When I got married, my husband had two labs, Trevor and Lady, and a Brittany called Jessie. Such undistinguished names! In 2011, after they died, I announced that I wanted to find a dog under the Christmas tree. This would be complicated as we were going to be in Ireland over Christmas, visiting my stepdaughter. Christmas came and went and no puppy.

On Boxing Day, we went with some friends to see the local fox hunt, where I saw a man with the cutest Jack Russell terrier sticking out of his coat pocket. It was time to take matters into my own hands. I asked my friend if she knew of anyone who had any cute puppies. Miraculously, she took me to a farmer with a barn full of them. I picked out what I thought was a Jack Russell since his mother was one. But later, when his ears stood up and his legs did not grow, it became obvious that his father must have been a corgi. What to name this new baby? On our way home, we saw a road sign for Cork and that was it. Then, my Irish friend, remarked, in a lilting voice, that this puppy had such an air of an aristocrat that he deserved to be called the Earl of Cork and so, of course, that became his name! And so the tradition of having an aristocrat in family has carried on.

Today, our black Lab is called the Duchess of Pottersville. (Many people, including my vet, seem to think the name has to do with Dutchess County in upstate New York, and I have to gently correct their spelling.) When Duchie had puppies, I asked the buyers to give the dogs names from ancient history. I was in my ancient Rome phase (reading everything I could and making frequent trips to Rome, Naples, and Pompei.) We ended up with a Jove, Julius, and even a Cleopatra; while the puppy that we kept from the litter, who turns out to be my husband’s best shooting dog, is called Plotina Octavia Augusta - Octavia or Via for short, especially in the field.
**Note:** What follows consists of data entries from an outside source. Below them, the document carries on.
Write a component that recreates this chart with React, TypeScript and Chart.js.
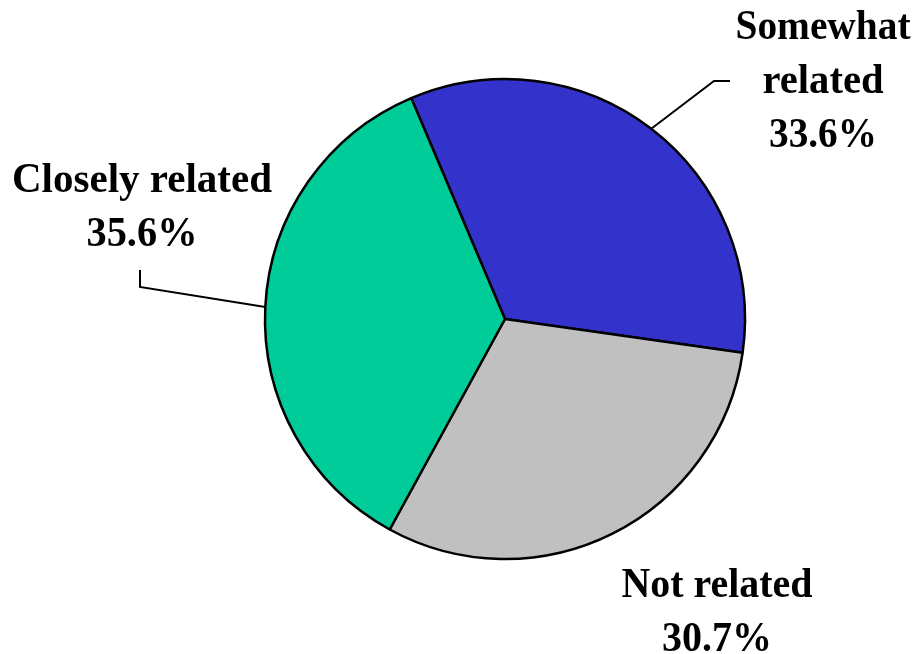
import { useEffect, useRef } from "react";
import { Chart, registerables } from "chart.js";

Chart.register(...registerables);

const categories = ["Somewhat related", "Not related", "Closely related"];
const values = [33.6, 30.7, 35.6];
const labelLines = [
  ["Somewhat", "related", "33.6%"],
  ["Not related", "30.7%"],
  ["Closely related", "35.6%"],
];
const colors = ["#3333CC", "#C0C0C0", "#00CC99"];

const labelPlugin = {
  id: "outsideLabels",
  afterDraw(chart: any) {
    const ctx = chart.ctx;
    const meta = chart.getDatasetMeta(0);
    ctx.save();
    ctx.font = "bold 42px 'Liberation Serif', 'Times New Roman', serif";
    ctx.fillStyle = "#000";
    ctx.textAlign = "center";
    ctx.textBaseline = "alphabetic";
    const lh = 54;
    const pos = [
      { x: 823, y: 39, w: [175, 121, 108] },
      { x: 717, y: 597, w: [191, 110] },
      { x: 142, y: 192, w: [260, 111] },
    ];
    labelLines.forEach((lines, i) => {
      lines.forEach((t, j) =>
        ctx.fillText(t, pos[i].x, pos[i].y + j * lh, pos[i].w[j])
      );
    });
    ctx.strokeStyle = "#000";
    ctx.lineWidth = 2;
    const anchor = (i: number) => {
      const arc = meta.data[i];
      const mid = (arc.startAngle + arc.endAngle) / 2;
      return {
        x: arc.x + Math.cos(mid) * arc.outerRadius,
        y: arc.y + Math.sin(mid) * arc.outerRadius,
      };
    };
    const a0 = anchor(0);
    ctx.beginPath();
    ctx.moveTo(a0.x, a0.y);
    ctx.lineTo(714, 81);
    ctx.lineTo(730, 81);
    ctx.stroke();
    const a2 = anchor(2);
    ctx.beginPath();
    ctx.moveTo(a2.x, a2.y);
    ctx.lineTo(140, 287);
    ctx.lineTo(140, 270);
    ctx.stroke();
    ctx.restore();
  },
};

export default function App() {
  const ref = useRef<HTMLCanvasElement>(null);
  useEffect(() => {
    if (!ref.current) return;
    const chart = new Chart(ref.current, {
      type: "pie",
      data: {
        labels: categories,
        datasets: [
          {
            data: values,
            backgroundColor: colors,
            borderColor: "#000",
            borderWidth: 2.5,
            radius: 240,
          } as any,
        ],
      },
      options: {
        animation: false,
        responsive: true,
        maintainAspectRatio: false,
        rotation: -23,
        layout: { padding: { left: 96, right: 0, top: 0, bottom: 16 } },
        plugins: {
          legend: { display: false },
          tooltip: { enabled: false },
          title: { display: false },
        },
      },
      plugins: [labelPlugin],
    });
    return () => chart.destroy();
  }, []);
  return (
    <div
      style={{
        position: "fixed",
        left: 0,
        top: 0,
        width: "914px",
        height: "654px",
        background: "#fff",
      }}
    >
      <canvas ref={ref} />
    </div>
  );
}
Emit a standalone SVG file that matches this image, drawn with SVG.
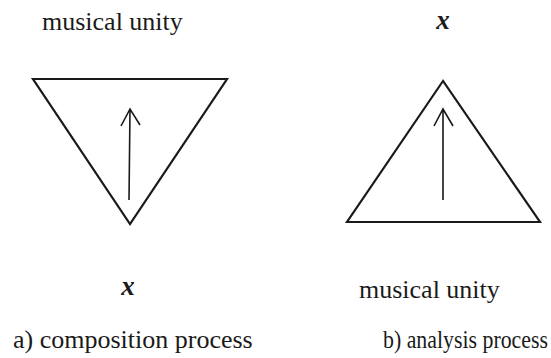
<svg xmlns="http://www.w3.org/2000/svg" width="551" height="358" viewBox="0 0 551 358">
<style>
.t{font-family:"Liberation Serif","Times New Roman",serif;font-size:26px;fill:#1a1a1a}
.x{font-family:"Liberation Serif","Times New Roman",serif;font-size:27px;font-style:italic;font-weight:bold;fill:#1a1a1a}
.tri{fill:none;stroke:#1a1a1a;stroke-width:2.2;stroke-linejoin:miter}
.ar{fill:none;stroke:#1a1a1a;stroke-width:1.6}
</style>
<rect width="551" height="358" fill="#fff"/>
<g id="composition">
<text class="t" x="42" y="30">musical unity</text>
<polygon id="tri-a" class="tri" points="33,79 227,79 130,224"/>
<text class="x" x="128" y="295" text-anchor="middle">x</text>
<text class="t" x="13" y="348">a) composition process</text>
</g>
<g id="analysis">
<text class="x" x="443" y="29" text-anchor="middle">x</text>
<polygon id="tri-b" class="tri" points="443,81 347,222 540,222"/>
<text class="t" x="359" y="298">musical unity</text>
<text class="t" x="383" y="348" style="font-size:25px" textLength="165" lengthAdjust="spacingAndGlyphs">b) analysis process</text>
</g>
<g id="connectors">
<path class="ar" d="M129,200 L130,109 M121,126 L130,109 L140,125"/>
<path class="ar" d="M443,200 L443,109 M434,126 L443,109 L453,126"/>
</g>
</svg>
After Cork went to dog heaven, we wanted another small dog. It was Kitty who told me about petfinder.com, where we found a super cute mutt, with great liver marks and the funniest face. We were told he was a mix of Jack and lab. His name was already Jackson, so being in my French eighteenth century phase, I called him Count Axel Von Jackson after Count Axel Von Fersen, the Swedish diplomat with whom Marie Antoinette had an extensive correspondence.

Jackie grew much bigger than he was supposed to and clearly there was a lot of fox hound in him (52 pounds of sold muscle) so, still needing a small dog, we have just acquired the cutest Jack Russell from Spain. What to name her? I had recently been in Madrid looking at gardens. One of my favorite was El Capricho, created by the Duchess of Osuna in the late eighteenth century. I also loved the palace and gardens belonging to the Duchess of Alba. Since both Duchesses shared the names of Marie and Pimentale, I had no trouble deciding to call our new arrival, Infanta Marie Pimentale Alba. Alba for short. My niece thought the name was in honor of Jessica Alba, the American actress. Go figure!